### WHAT TO WORK ON
Write out every line of the material as it stands, apart from the pictures.

###

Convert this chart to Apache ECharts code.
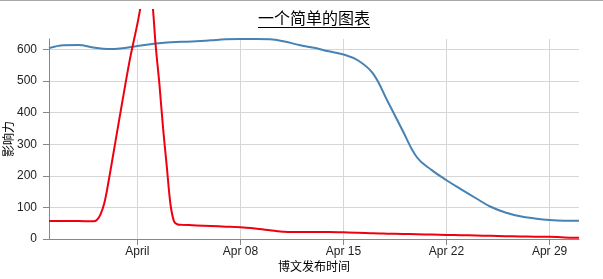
<!DOCTYPE html>
<html><head><meta charset="utf-8">
<script src="https://cdn.jsdelivr.net/npm/echarts@6/dist/echarts.min.js"></script>
<style>html,body{margin:0;padding:0;background:#fff}#c{width:603px;height:279px}</style>
</head><body><div id="c"></div>
<script>
const chartTitle = '一个简单的图表';
const xAxisName = '博文发布时间';
const yAxisName = '影响力';
const YEAR = 2013;

const blueDates = ['03-26','03-27','03-28','03-29','03-30','03-31',
  '04-01','04-02','04-03','04-04','04-05','04-06','04-07','04-08','04-09','04-10',
  '04-11','04-12','04-13','04-14','04-15','04-16','04-17','04-18','04-19','04-20',
  '04-21','04-22','04-23','04-24','04-25','04-26','04-27','04-28','04-29','04-30','05-01'];
const blueValues = [604,613,614,606,601,604,
  611,617,622,624,626,629,632,633,633,632,
  625,614,605,594,584,565,524,436,345,258,
  218,186,157,129,102,84,72,65,60,58,58];

const redDates = ['03-26 00:00','03-27 00:00','03-28 00:00','03-29 00:00','03-29 06:00','03-29 12:00','03-29 18:00',
  '03-30 00:00','03-30 12:00','03-31 00:00','03-31 12:00','04-01 00:00','04-01 12:00','04-01 18:00',
  '04-02 00:00','04-02 06:00','04-02 12:00','04-02 18:00','04-03 00:00','04-03 06:00','04-03 12:00','04-03 18:00',
  '04-04 00:00','04-05 00:00','04-06 00:00','04-07 00:00','04-08 00:00','04-09 00:00','04-10 00:00','04-11 00:00',
  '04-12 00:00','04-13 00:00','04-14 00:00','04-15 00:00','04-16 00:00','04-17 00:00','04-18 00:00','04-19 00:00',
  '04-20 00:00','04-21 00:00','04-22 00:00','04-23 00:00','04-24 00:00','04-25 00:00','04-26 00:00','04-27 00:00',
  '04-28 00:00','04-29 00:00','04-30 00:00','05-01 00:00'];
const redValues = [57,57,57,56,60,78,112,
  170,305,440,570,680,800,830,
  760,610,490,350,230,110,55,46,
  45,43,41,39,37,33,28,23,
  22,22,22,21,20,18,17,16,
  15,14,13,12,11,10,9,8,
  7.5,7,5,4];

const xTickDates = ['04-01','04-08','04-15','04-22','04-29'];
const yTickValues = [0,100,200,300,400,500,600];
const xStart = '03-26', xEnd = '05-01';
const yMax = 633;

const monthsFull = ['January','February','March','April','May','June','July','August','September','October','November','December'];
const monthsShort = ['Jan','Feb','Mar','Apr','May','Jun','Jul','Aug','Sep','Oct','Nov','Dec'];

function ts(s) {
  const parts = s.split(' ');
  const md = parts[0].split('-').map(Number);
  let h = 0, mi = 0;
  if (parts[1]) { const hm = parts[1].split(':').map(Number); h = hm[0]; mi = hm[1]; }
  return Date.UTC(YEAR, md[0] - 1, md[1], h, mi);
}
function fmt(v) {
  const d = new Date(v);
  if (d.getUTCDate() === 1) return monthsFull[d.getUTCMonth()];
  const dd = d.getUTCDate();
  return monthsShort[d.getUTCMonth()] + ' ' + (dd < 10 ? '0' + dd : '' + dd);
}

const labelFont = 'Liberation Sans';
const cjkFont = 'Noto Sans CJK SC';

const chart = echarts.init(document.getElementById('c'), null, {renderer: 'canvas'});
chart.setOption({
  animation: false,
  backgroundColor: '#fff',
  title: {
    text: chartTitle,
    left: 258,
    top: 10,
    padding: 0,
    textStyle: {fontFamily: cjkFont, fontSize: 16, fontWeight: 'normal', color: '#000'}
  },
  grid: {left: 49, right: 24, top: 39, bottom: 40, containLabel: false, outerBoundsMode: 'none'},
  xAxis: {
    type: 'value',
    min: ts(xStart),
    max: ts(xEnd),
    name: xAxisName,
    nameLocation: 'middle',
    nameGap: 21,
    nameMoveOverlap: false,
    nameTextStyle: {fontFamily: cjkFont, fontSize: 12, color: '#000'},
    axisLine: {show: true, lineStyle: {color: '#888', width: 1}},
    axisTick: {show: true, length: 6, lineStyle: {color: '#888'}, customValues: xTickDates.map(ts)},
    axisLabel: {customValues: xTickDates.map(ts), formatter: fmt, fontFamily: labelFont, fontSize: 12, color: '#222', margin: 7},
    splitLine: {show: true, lineStyle: {color: '#d6d6d6', width: 1}}
  },
  yAxis: {
    type: 'value',
    min: 0,
    max: yMax,
    name: yAxisName,
    nameLocation: 'middle',
    nameRotate: 90,
    nameGap: 35,
    nameMoveOverlap: false,
    nameTextStyle: {fontFamily: cjkFont, fontSize: 12, color: '#000'},
    axisLine: {show: true, lineStyle: {color: '#888', width: 1}},
    axisTick: {show: true, length: 6, lineStyle: {color: '#888'}, customValues: yTickValues},
    axisLabel: {customValues: yTickValues, fontFamily: labelFont, fontSize: 12, color: '#222', margin: 12},
    splitLine: {show: true, lineStyle: {color: '#d6d6d6', width: 1}}
  },
  series: [
    {
      type: 'line',
      data: blueDates.map((d, i) => [ts(d), blueValues[i]]),
      smooth: 0.4,
      symbol: 'none',
      lineStyle: {color: '#4682b4', width: 2},
      z: 3
    },
    {
      type: 'line',
      data: redDates.map((d, i) => [ts(d), redValues[i]]),
      smooth: 0.3,
      symbol: 'none',
      clip: false,
      lineStyle: {color: '#ee0010', width: 2},
      z: 4
    }
  ],
  graphic: [
    {type: 'rect', z: 100, shape: {x: 0, y: 1, width: 603, height: 8}, style: {fill: '#fff'}},
    {type: 'rect', z: 101, shape: {x: 0, y: 0, width: 603, height: 1}, style: {fill: '#a8a8a8'}},
    {type: 'line', z: 101, shape: {x1: 258, y1: 27.5, x2: 370, y2: 27.5}, style: {stroke: '#000', lineWidth: 1}}
  ]
});
</script>
</body></html>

###

### ANSWER FOR THE TASK
Convert this chart to Apache ECharts code.
<!DOCTYPE html>
<html><head><meta charset="utf-8">
<script src="https://cdn.jsdelivr.net/npm/echarts@6/dist/echarts.min.js"></script>
<style>html,body{margin:0;padding:0;background:#fff}#c{width:603px;height:279px}</style>
</head><body><div id="c"></div>
<script>
const chartTitle = '一个简单的图表';
const xAxisName = '博文发布时间';
const yAxisName = '影响力';
const YEAR = 2013;

const blueDates = ['03-26','03-27','03-28','03-29','03-30','03-31',
  '04-01','04-02','04-03','04-04','04-05','04-06','04-07','04-08','04-09','04-10',
  '04-11','04-12','04-13','04-14','04-15','04-16','04-17','04-18','04-19','04-20',
  '04-21','04-22','04-23','04-24','04-25','04-26','04-27','04-28','04-29','04-30','05-01'];
const blueValues = [604,613,614,606,601,604,
  611,617,622,624,626,629,632,633,633,632,
  625,614,605,594,584,565,524,436,345,258,
  218,186,157,129,102,84,72,65,60,58,58];

const redDates = ['03-26 00:00','03-27 00:00','03-28 00:00','03-29 00:00','03-29 06:00','03-29 12:00','03-29 18:00',
  '03-30 00:00','03-30 12:00','03-31 00:00','03-31 12:00','04-01 00:00','04-01 12:00','04-01 18:00',
  '04-02 00:00','04-02 06:00','04-02 12:00','04-02 18:00','04-03 00:00','04-03 06:00','04-03 12:00','04-03 18:00',
  '04-04 00:00','04-05 00:00','04-06 00:00','04-07 00:00','04-08 00:00','04-09 00:00','04-10 00:00','04-11 00:00',
  '04-12 00:00','04-13 00:00','04-14 00:00','04-15 00:00','04-16 00:00','04-17 00:00','04-18 00:00','04-19 00:00',
  '04-20 00:00','04-21 00:00','04-22 00:00','04-23 00:00','04-24 00:00','04-25 00:00','04-26 00:00','04-27 00:00',
  '04-28 00:00','04-29 00:00','04-30 00:00','05-01 00:00'];
const redValues = [57,57,57,56,60,78,112,
  170,305,440,570,680,800,830,
  760,610,490,350,230,110,55,46,
  45,43,41,39,37,33,28,23,
  22,22,22,21,20,18,17,16,
  15,14,13,12,11,10,9,8,
  7.5,7,5,4];

const xTickDates = ['04-01','04-08','04-15','04-22','04-29'];
const yTickValues = [0,100,200,300,400,500,600];
const xStart = '03-26', xEnd = '05-01';
const yMax = 633;

const monthsFull = ['January','February','March','April','May','June','July','August','September','October','November','December'];
const monthsShort = ['Jan','Feb','Mar','Apr','May','Jun','Jul','Aug','Sep','Oct','Nov','Dec'];

function ts(s) {
  const parts = s.split(' ');
  const md = parts[0].split('-').map(Number);
  let h = 0, mi = 0;
  if (parts[1]) { const hm = parts[1].split(':').map(Number); h = hm[0]; mi = hm[1]; }
  return Date.UTC(YEAR, md[0] - 1, md[1], h, mi);
}
function fmt(v) {
  const d = new Date(v);
  if (d.getUTCDate() === 1) return monthsFull[d.getUTCMonth()];
  const dd = d.getUTCDate();
  return monthsShort[d.getUTCMonth()] + ' ' + (dd < 10 ? '0' + dd : '' + dd);
}

const labelFont = 'Liberation Sans';
const cjkFont = 'Noto Sans CJK SC';

const chart = echarts.init(document.getElementById('c'), null, {renderer: 'canvas'});
chart.setOption({
  animation: false,
  backgroundColor: '#fff',
  title: {
    text: chartTitle,
    left: 258,
    top: 10,
    padding: 0,
    textStyle: {fontFamily: cjkFont, fontSize: 16, fontWeight: 'normal', color: '#000'}
  },
  grid: {left: 49, right: 24, top: 39, bottom: 40, containLabel: false, outerBoundsMode: 'none'},
  xAxis: {
    type: 'value',
    min: ts(xStart),
    max: ts(xEnd),
    name: xAxisName,
    nameLocation: 'middle',
    nameGap: 21,
    nameMoveOverlap: false,
    nameTextStyle: {fontFamily: cjkFont, fontSize: 12, color: '#000'},
    axisLine: {show: true, lineStyle: {color: '#888', width: 1}},
    axisTick: {show: true, length: 6, lineStyle: {color: '#888'}, customValues: xTickDates.map(ts)},
    axisLabel: {customValues: xTickDates.map(ts), formatter: fmt, fontFamily: labelFont, fontSize: 12, color: '#222', margin: 7},
    splitLine: {show: true, lineStyle: {color: '#d6d6d6', width: 1}}
  },
  yAxis: {
    type: 'value',
    min: 0,
    max: yMax,
    name: yAxisName,
    nameLocation: 'middle',
    nameRotate: 90,
    nameGap: 35,
    nameMoveOverlap: false,
    nameTextStyle: {fontFamily: cjkFont, fontSize: 12, color: '#000'},
    axisLine: {show: true, lineStyle: {color: '#888', width: 1}},
    axisTick: {show: true, length: 6, lineStyle: {color: '#888'}, customValues: yTickValues},
    axisLabel: {customValues: yTickValues, fontFamily: labelFont, fontSize: 12, color: '#222', margin: 12},
    splitLine: {show: true, lineStyle: {color: '#d6d6d6', width: 1}}
  },
  series: [
    {
      type: 'line',
      data: blueDates.map((d, i) => [ts(d), blueValues[i]]),
      smooth: 0.4,
      symbol: 'none',
      lineStyle: {color: '#4682b4', width: 2},
      z: 3
    },
    {
      type: 'line',
      data: redDates.map((d, i) => [ts(d), redValues[i]]),
      smooth: 0.3,
      symbol: 'none',
      clip: false,
      lineStyle: {color: '#ee0010', width: 2},
      z: 4
    }
  ],
  graphic: [
    {type: 'rect', z: 100, shape: {x: 0, y: 1, width: 603, height: 8}, style: {fill: '#fff'}},
    {type: 'rect', z: 101, shape: {x: 0, y: 0, width: 603, height: 1}, style: {fill: '#a8a8a8'}},
    {type: 'line', z: 101, shape: {x1: 258, y1: 27.5, x2: 370, y2: 27.5}, style: {stroke: '#000', lineWidth: 1}}
  ]
});
</script>
</body></html>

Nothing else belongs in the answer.